:: Data extract

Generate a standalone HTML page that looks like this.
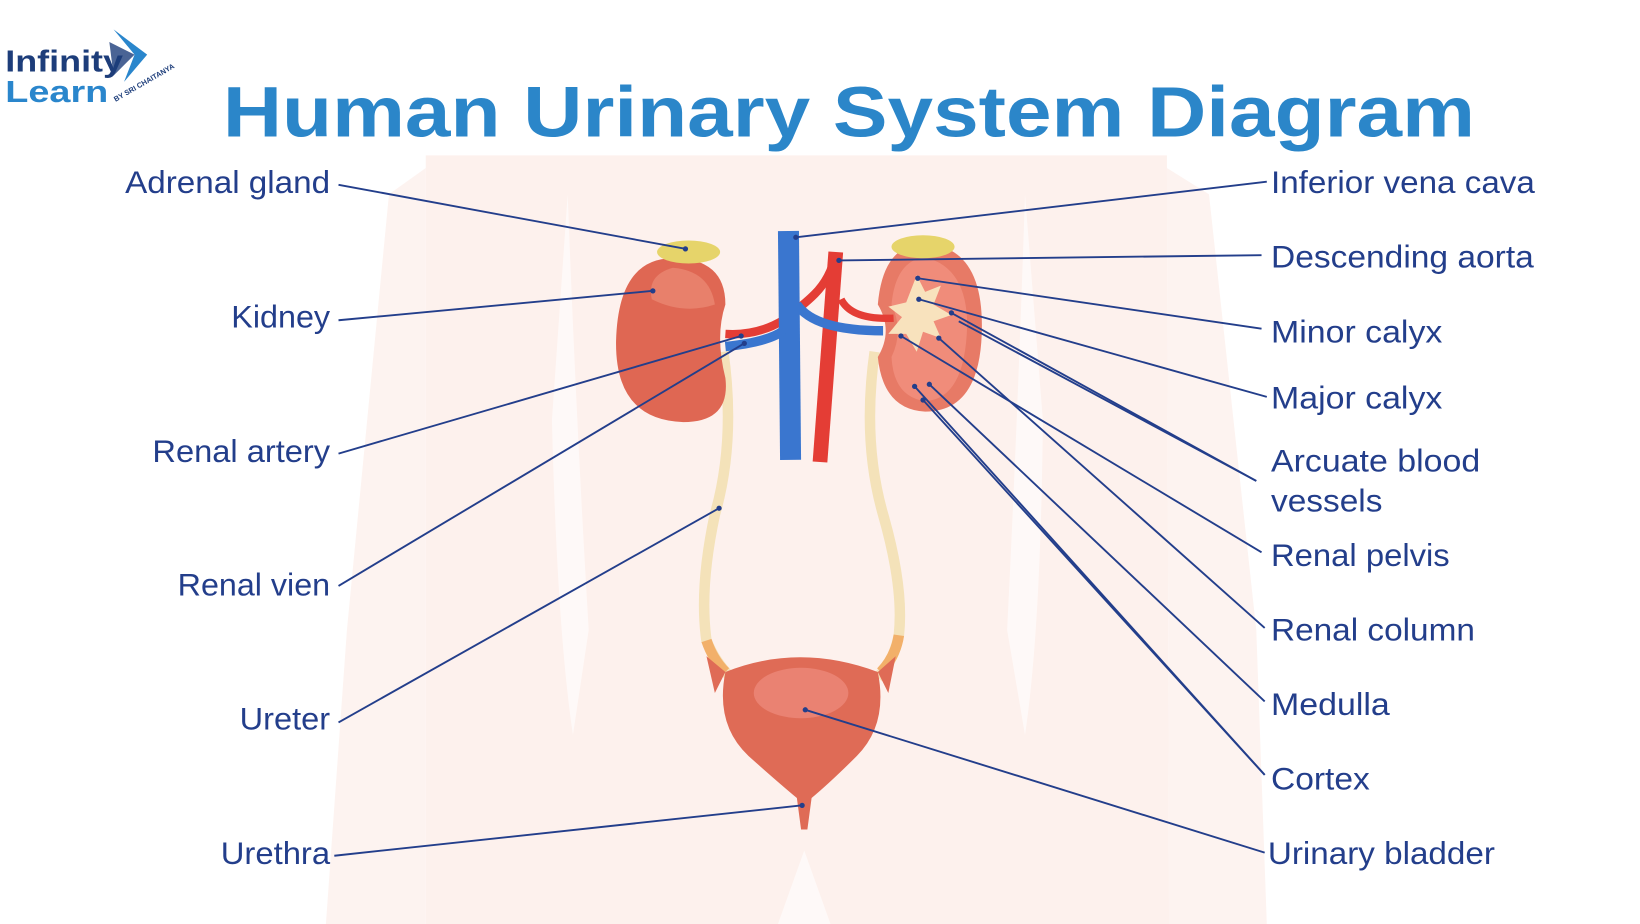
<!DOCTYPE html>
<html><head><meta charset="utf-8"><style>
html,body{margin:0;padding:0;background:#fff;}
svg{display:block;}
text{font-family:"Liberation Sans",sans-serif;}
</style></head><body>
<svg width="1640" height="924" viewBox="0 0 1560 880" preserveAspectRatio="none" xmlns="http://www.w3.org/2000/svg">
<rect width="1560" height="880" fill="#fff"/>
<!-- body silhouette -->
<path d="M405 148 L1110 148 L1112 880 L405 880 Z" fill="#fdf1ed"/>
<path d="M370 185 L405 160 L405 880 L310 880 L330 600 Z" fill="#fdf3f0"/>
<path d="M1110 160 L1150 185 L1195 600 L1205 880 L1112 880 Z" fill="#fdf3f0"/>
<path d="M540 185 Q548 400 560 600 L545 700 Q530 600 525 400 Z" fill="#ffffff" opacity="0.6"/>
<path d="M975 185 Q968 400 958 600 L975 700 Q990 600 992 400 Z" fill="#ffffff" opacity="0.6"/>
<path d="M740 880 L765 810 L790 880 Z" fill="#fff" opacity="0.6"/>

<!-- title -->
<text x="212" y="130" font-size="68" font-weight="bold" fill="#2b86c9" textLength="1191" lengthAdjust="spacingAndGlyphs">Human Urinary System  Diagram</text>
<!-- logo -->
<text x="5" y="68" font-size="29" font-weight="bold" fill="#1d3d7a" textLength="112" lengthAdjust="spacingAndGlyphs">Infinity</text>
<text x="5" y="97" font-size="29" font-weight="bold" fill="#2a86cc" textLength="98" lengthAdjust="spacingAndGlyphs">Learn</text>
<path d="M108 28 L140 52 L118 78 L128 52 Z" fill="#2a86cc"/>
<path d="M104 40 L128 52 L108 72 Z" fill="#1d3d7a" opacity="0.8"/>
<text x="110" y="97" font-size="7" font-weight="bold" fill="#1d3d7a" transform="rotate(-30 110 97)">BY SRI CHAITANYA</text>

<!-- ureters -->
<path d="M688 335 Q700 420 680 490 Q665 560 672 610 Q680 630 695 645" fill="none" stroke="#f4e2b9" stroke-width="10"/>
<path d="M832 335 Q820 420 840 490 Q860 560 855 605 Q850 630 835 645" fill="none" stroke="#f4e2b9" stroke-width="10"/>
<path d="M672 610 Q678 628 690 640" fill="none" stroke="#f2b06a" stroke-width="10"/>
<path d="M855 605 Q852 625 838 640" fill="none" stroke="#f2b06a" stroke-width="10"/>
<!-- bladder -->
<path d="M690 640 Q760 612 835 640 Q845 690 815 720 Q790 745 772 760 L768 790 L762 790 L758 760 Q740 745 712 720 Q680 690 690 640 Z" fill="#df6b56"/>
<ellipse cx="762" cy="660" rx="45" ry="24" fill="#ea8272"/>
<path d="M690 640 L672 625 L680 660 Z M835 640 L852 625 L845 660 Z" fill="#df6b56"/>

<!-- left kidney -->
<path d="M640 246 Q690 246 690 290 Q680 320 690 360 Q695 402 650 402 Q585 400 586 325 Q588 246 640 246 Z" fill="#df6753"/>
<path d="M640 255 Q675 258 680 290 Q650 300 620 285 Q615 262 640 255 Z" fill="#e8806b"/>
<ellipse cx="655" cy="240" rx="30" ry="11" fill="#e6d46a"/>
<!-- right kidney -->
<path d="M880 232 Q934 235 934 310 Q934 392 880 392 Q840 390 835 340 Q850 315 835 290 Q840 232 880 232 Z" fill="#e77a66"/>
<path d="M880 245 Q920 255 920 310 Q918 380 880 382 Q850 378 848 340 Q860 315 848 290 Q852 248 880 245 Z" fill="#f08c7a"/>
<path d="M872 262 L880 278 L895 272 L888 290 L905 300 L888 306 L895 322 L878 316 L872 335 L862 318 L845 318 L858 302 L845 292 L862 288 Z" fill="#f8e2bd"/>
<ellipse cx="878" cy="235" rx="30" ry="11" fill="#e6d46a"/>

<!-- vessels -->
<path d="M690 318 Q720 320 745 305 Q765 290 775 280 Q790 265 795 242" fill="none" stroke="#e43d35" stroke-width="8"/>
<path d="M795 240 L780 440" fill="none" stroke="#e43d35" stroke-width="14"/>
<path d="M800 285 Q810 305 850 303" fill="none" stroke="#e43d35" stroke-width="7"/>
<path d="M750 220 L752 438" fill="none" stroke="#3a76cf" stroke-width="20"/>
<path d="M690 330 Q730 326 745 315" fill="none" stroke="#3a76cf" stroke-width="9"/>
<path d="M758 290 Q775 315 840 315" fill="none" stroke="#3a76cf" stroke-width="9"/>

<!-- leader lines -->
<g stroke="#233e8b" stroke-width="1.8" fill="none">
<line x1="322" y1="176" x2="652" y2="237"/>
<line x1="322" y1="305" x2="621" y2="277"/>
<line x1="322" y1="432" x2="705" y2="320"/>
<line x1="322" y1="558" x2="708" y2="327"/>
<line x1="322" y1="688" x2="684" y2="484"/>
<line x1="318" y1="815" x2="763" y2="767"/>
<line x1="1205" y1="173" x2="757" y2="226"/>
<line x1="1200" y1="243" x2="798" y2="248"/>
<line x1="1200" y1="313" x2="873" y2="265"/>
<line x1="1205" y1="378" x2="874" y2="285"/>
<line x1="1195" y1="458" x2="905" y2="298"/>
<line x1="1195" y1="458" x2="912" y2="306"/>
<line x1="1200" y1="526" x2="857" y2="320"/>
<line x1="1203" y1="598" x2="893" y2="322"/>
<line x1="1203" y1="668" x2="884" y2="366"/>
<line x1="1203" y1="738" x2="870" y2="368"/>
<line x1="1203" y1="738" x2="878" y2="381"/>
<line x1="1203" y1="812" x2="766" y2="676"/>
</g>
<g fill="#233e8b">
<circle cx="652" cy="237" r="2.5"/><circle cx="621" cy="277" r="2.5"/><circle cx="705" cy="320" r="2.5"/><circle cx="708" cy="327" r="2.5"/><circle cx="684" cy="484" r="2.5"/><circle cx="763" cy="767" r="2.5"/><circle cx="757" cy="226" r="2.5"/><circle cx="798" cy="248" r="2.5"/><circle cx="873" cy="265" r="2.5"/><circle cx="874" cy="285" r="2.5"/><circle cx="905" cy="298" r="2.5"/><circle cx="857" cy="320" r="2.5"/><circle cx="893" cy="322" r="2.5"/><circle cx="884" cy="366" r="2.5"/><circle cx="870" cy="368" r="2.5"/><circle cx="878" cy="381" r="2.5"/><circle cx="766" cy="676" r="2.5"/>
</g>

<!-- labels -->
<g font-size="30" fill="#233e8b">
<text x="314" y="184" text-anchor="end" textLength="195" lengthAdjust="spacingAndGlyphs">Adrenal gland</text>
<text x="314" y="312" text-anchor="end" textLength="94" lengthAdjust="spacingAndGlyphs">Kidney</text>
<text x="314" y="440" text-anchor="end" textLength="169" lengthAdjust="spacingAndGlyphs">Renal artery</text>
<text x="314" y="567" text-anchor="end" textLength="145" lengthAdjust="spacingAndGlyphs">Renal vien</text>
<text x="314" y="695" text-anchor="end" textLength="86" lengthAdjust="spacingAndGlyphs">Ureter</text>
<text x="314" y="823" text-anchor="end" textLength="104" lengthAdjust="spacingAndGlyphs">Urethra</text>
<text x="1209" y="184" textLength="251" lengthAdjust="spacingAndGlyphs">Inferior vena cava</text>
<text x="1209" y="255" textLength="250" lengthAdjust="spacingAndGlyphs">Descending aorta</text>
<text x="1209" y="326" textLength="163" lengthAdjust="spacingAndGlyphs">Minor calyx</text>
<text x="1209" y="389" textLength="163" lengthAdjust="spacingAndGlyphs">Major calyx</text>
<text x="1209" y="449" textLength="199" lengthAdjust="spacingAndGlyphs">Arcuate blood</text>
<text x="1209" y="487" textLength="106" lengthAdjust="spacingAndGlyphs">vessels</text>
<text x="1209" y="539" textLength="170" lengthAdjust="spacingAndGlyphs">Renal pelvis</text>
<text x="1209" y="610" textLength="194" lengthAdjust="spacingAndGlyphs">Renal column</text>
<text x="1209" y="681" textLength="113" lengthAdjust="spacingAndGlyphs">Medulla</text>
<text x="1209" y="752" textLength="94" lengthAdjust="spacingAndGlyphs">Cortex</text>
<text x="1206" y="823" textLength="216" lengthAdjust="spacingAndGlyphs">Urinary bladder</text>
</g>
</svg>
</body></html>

::::

Leave out the pictures and repeat exactly the lines from the start of the material through the line that contains "880 L765 810", both included.

Generate a standalone HTML page that looks like this.
<!DOCTYPE html>
<html><head><meta charset="utf-8"><style>
html,body{margin:0;padding:0;background:#fff;}
svg{display:block;}
text{font-family:"Liberation Sans",sans-serif;}
</style></head><body>
<svg width="1640" height="924" viewBox="0 0 1560 880" preserveAspectRatio="none" xmlns="http://www.w3.org/2000/svg">
<rect width="1560" height="880" fill="#fff"/>
<!-- body silhouette -->
<path d="M405 148 L1110 148 L1112 880 L405 880 Z" fill="#fdf1ed"/>
<path d="M370 185 L405 160 L405 880 L310 880 L330 600 Z" fill="#fdf3f0"/>
<path d="M1110 160 L1150 185 L1195 600 L1205 880 L1112 880 Z" fill="#fdf3f0"/>
<path d="M540 185 Q548 400 560 600 L545 700 Q530 600 525 400 Z" fill="#ffffff" opacity="0.6"/>
<path d="M975 185 Q968 400 958 600 L975 700 Q990 600 992 400 Z" fill="#ffffff" opacity="0.6"/>
<path d="M740 880 L765 810 L790 880 Z" fill="#fff" opacity="0.6"/>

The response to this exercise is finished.